Exploring the Potential of Low-bit Training of Convolutional Neural Networks

TL;DR

This paper introduces a low-bit training framework for CNNs using a novel multi-level scaling tensor format, significantly reducing energy consumption while maintaining accuracy.

Contribution

It presents the MLS tensor format and dynamic quantization methods, enabling effective low-bit training with improved energy efficiency and accuracy trade-offs.

Findings

Achieves within 1% accuracy loss using 1-bit mantissa and 2-bit exponent on CIFAR-10.

Maintains within 1% accuracy loss with 4-bit mantissa and 2-bit exponent on ImageNet.
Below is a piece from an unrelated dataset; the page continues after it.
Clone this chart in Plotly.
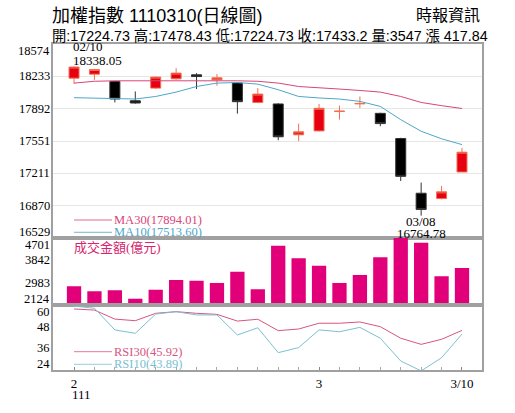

Provides 8.3 to 10.2 times higher energy efficiency compared to full-precision training.

Abstract

In this work, we propose a low-bit training framework for convolutional neural networks, which is built around a novel multi-level scaling (MLS) tensor format. Our framework focuses on reducing the energy consumption of convolution operations by quantizing all the convolution operands to low bit-width format. Specifically, we propose the MLS tensor format, in which the element-wise bit-width can be largely reduced. Then, we describe the dynamic quantization and the low-bit tensor convolution arithmetic to leverage the MLS tensor format efficiently. Experiments show that our framework achieves a superior trade-off between the accuracy and the bit-width than previous low-bit training frameworks. For training a variety of models on CIFAR-10, using 1-bit mantissa and 2-bit exponent is adequate to keep the accuracy loss within $1\%$. And on larger datasets like ImageNet, using 4-bit mantissa and 2-bit exponent is adequate to keep the accuracy loss within $1\%$. Through the energy consumption simulation of the computing units, we can estimate that training a variety of models with our framework could achieve $8.3\sim10.2\times$ and $1.9\sim2.3\times$ higher energy efficiency than training with full-precision and 8-bit floating-point arithmetic, respectively.